Dinî değerleri siyasî polemiklerin konusu ve malzemesi yapmaz ve yaptırmazdı.
Bütün Müslümanların ortak kitabı olan Kur’an üzerinden dahi ayrıştırıcı, dışlayıcı ve ötekileştirici söylemler kullanmazdı.
Dini kendisine ve siyasî taraftarlarına has gösteren tekelci bir tavır sergileyerek, dine mesafeli duran geniş kesimlerde dine aleyhtarlık meyli uyandırmazdı.
Onlara “Dindarlık buysa benim o din ve dindarlıkla asla işim olmaz” dedirtmezdi.
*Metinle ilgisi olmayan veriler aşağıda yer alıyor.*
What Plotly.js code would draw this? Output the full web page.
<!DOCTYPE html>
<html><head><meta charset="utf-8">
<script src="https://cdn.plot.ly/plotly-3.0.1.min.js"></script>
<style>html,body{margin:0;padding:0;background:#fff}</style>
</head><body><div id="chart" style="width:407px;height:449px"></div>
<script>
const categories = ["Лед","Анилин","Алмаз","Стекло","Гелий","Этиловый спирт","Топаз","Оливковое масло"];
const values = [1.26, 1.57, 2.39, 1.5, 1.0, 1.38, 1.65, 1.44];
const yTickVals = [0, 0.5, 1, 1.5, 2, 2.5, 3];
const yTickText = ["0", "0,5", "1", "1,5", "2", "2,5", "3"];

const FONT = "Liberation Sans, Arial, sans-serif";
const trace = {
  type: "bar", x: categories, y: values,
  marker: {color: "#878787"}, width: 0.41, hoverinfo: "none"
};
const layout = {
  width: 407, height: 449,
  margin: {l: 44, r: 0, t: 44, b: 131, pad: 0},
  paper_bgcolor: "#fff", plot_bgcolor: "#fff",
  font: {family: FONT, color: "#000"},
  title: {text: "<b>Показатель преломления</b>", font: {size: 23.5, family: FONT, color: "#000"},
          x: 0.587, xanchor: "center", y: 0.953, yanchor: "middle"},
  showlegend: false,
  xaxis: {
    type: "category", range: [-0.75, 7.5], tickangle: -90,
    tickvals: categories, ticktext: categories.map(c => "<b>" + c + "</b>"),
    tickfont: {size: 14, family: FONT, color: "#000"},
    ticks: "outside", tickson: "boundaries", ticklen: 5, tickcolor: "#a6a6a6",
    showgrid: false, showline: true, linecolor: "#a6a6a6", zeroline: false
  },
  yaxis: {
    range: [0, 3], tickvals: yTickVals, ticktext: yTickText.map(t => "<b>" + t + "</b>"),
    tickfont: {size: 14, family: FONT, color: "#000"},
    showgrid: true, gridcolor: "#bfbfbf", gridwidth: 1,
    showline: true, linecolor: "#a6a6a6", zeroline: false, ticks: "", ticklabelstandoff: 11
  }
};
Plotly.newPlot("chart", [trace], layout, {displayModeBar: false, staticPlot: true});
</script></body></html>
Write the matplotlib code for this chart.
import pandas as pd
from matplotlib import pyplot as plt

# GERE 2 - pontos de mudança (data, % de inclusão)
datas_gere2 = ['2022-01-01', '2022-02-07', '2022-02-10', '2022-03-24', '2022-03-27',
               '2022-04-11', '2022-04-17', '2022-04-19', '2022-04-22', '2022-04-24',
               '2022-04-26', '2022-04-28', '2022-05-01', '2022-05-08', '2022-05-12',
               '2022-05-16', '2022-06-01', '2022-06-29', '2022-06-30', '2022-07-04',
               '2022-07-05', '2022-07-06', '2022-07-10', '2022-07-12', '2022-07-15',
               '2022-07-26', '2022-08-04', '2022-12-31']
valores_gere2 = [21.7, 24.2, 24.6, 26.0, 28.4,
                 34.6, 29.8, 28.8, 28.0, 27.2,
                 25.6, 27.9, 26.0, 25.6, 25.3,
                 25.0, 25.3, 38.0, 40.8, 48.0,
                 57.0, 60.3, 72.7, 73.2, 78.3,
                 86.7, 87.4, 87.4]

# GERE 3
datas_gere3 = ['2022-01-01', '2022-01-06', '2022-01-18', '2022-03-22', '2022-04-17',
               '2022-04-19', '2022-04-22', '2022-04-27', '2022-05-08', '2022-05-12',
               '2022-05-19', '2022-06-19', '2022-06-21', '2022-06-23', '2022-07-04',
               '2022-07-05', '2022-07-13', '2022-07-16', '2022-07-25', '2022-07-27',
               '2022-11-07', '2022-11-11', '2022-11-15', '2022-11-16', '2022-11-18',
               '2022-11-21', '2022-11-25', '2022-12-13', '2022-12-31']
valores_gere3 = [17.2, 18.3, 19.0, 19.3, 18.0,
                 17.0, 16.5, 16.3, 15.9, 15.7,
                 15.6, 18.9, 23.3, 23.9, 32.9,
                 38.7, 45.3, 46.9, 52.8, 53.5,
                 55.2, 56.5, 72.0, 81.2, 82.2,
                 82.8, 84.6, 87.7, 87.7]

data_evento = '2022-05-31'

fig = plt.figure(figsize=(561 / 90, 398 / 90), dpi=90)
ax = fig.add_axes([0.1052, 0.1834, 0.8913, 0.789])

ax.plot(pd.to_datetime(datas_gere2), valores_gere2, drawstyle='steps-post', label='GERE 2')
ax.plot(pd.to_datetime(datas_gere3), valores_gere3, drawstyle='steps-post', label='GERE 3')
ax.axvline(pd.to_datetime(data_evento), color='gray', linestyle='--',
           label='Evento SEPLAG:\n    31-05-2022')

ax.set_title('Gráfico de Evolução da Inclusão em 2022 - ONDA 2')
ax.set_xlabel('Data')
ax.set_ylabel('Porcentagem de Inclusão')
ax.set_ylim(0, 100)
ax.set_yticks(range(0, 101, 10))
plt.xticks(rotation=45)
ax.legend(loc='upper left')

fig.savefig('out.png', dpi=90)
İmam hatipli öğrenci sayısını 1 milyon 200’e çıkarmadan önce, vasıflı öğretmen kadroları yetiştirmenin tedbirlerini alırdı.
İmam hatip öğrencileri arasında namaz kılma oranının yüzde 13’e, okullardaki Kur’an derslerine katılımın bir yılda yüzde 60’tan 30’a düşmesine meydan vermeyecek bir duyarlılık ortaya koyardı.
Cemaatleri siyasallaşmaya teşvik edecek tavır ve yaklaşımlardan uzak dururdu.
Risale-i Nur neşriyatını keyfî müdahalelerle engellemez; devlet tekeline almaz; Nur cemaatleri arasında yeni bir ayrıştırma fitnesinin fitilini ateşlemezdi.